Le déficit pour toute la Belgique atteint 4,9 % du PIB en 2023. De même, la dette totale de l’État belge, historiquement élevée, a continué de croître, dépassant les 105 %. En 2026, le niveau de la dette de l’Etat devrait se situer juste en dessous des 110% du PIB. Ces chiffres redeviennent soudainement cruciaux.
Les classes dirigeantes européennes sont déterminées à couper la dette publique en dépit des contestations et des conséquences sur le quotidien des travailleurs. Et pourquoi ? Ils n’ont rien à craindre de la timide riposte syndicale officielle.

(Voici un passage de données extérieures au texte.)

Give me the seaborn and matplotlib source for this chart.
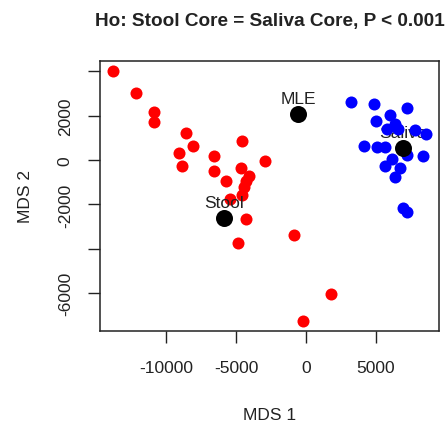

Et cela les rassure.
Après la Grèce, l’Italie, le Portugal, la France et l’Espagne, la Belgique se retrouve aussi dans ce groupe de mauvais élèves, avec une dette supérieure à 100 %. La Banque nationale belge a parlé d’un effort de 2 milliards par an sur les 5 prochaines années pour le gouvernement suivant, juste pour stopper l’hémorragie.
Donc, les prochaines semaines vont ainsi annoncer le retour aux plans d’austérité et aux coupes budgétaires. Comme lors de 2013 et 2014, le mouvement ouvrier doit se préparer à la riposte, à la lutte collective. Mais cette fois, il lui faudra faire davantage que de lutter pour des « compromis », systématiquement en notre défaveur, mais au contraire il devra se préparer à lutter correctement pour une victoire contre l’austérité et sur le capital. Pour cela, il faudra aux travailleurs des organisations capables de relever ces défis majeurs.